Frequently Asked Questions
Learning to read is the most important thing your child will learn at our school. Everything else depends on it, so we put as much energy as we possibly can into making sure that every single child learns to read as quickly as possible.
We want your child to love reading – and to want to read for themselves. This is why we put our efforts into making sure they develop a love of books as well as simply learning to read.
How will my child be taught to read?
We start by teaching phonics to the children. This means that they learn how to ‘read’ the sounds in words and how those sounds can be written down. This is essential for reading, but it also helps children learn to spell well. We teach the children simple ways of remembering these sounds and letters. Ask them to show you what these are.
The children also practise reading (and spelling) what we call ‘tricky words’, such as ‘once,’ ‘have,’ ‘said’ and ‘where’.
The children practise their reading with books that match the phonics and the ‘tricky words’ they know. They start thinking that they can read and this does wonders for their confidence.
The teachers read to the children, too, so the children get to know all sorts of stories, poetry and information books. They learn many more words this way and it also helps their writing.
How will I know how well my child is doing?
We will always let you know how well your child is doing through parents meetings.
We use various ways to find out how the children are getting on in reading. We use the information to decide what reading group they should be in. Your child will work with children who are at the same reading level as him or her not necessarily the same age. Children will move to a different group if they are making faster progress than the others.
We also use a reading test so that we can make sure that all our children are at the level that they should be for their age compared to all the children across the country.
In the summer term, the government asks us to do a phonics check of all the Year 1 children. That gives us extra information about their progress. We will talk to you about how well your child has done, and especially if we have any worries at all.
How long will it take to learn to read well?
By the end of Year 2, your child should be able to read aloud books that are at the right level for his or her age. This happens when the teacher reads to the children and also when the children read their own story book.
How do I know the teaching will be good?
All the staff are trained to teach reading in the way we do it in this school. We believe that it is very important that all the teachers and teaching assistants work in the same way. Senior teachers watch other teachers teaching to make sure that the children are learning how we want them to learn.
What can I do to help? Is there anything that I should do?
Help your child to sound out the letters in words and then to ‘push’ the sounds together to make a whole word. Try not to refer to the letters by their names. Help your child to focus on the sounds. You can hear how to say the sounds correctly by searching on YouTube for ‘Read Write Inc. Phonemes Pronunciation Guide’

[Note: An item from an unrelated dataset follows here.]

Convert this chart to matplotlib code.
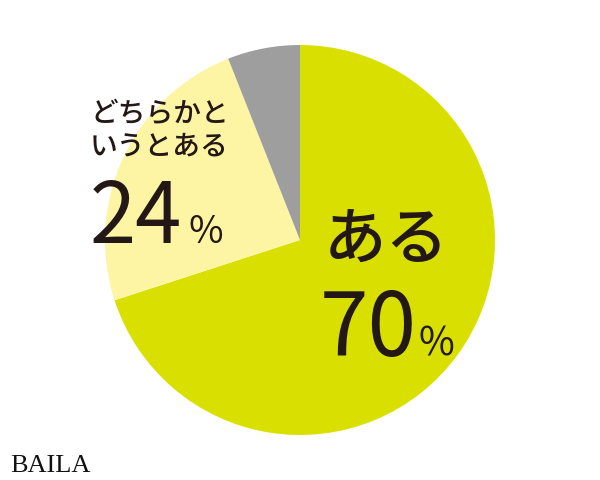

Sometimes your child might bring home a picture book that they know well. Please don’t say, ‘This is too easy.’ Instead, encourage your child to tell you the story out loud; ask them questions about things that happen or what they think about some of the characters in the story.
We know parents and carers are very busy people. But please try to find time to read to your child as much as possible, it helps him or her to learn about books and stories. They also learn new words and what they mean. Show that you are interested in reading yourself and talk about reading as a family.
What if my child finds it difficult to read?
We want children to learn to read, however long it takes us to teach them. We will find out very quickly if your child is finding reading difficult. First, we move children to a different group, so that we can make sure that they have learnt what they need to know.
If we have any serious worries about your child’s reading, we will talk to you about this.
Some children take a bit longer to learn to put sounds together to read a word, e.g. c-a-t to make the word ‘cat’.
What if my child turns out to be dyslexic?
The way we teach reading is especially helpful for children who might be dyslexic. This is because we use a very well-organised programme that has a strong focus on phonics. This is very important for children who find learning to read difficult. If you are worried about your child, please come and talk to us.
My child has difficulty pronouncing some sounds. Will this stop them learning to read through phonics?
This isn’t a problem for learning to read as long as we know what sound the child is trying to say. This is not something to worry about. Many children have a few sounds that they can hear clearly but find it difficult to say, particularly the l-sound, r-sound, w-sound, th-sound, s-sound, sh-sound and j-sound. Often they say a t-sound for the c-sound; "tttssh" for the s-sound; "w" for the r-sound and "r" for the l-sound. You can help your child by encouraging him or her to look at your mouth when you say the sound. Whatever you do, do not make your child feel a failure. They can easily learn to read, even if they find one or two sounds difficult to say.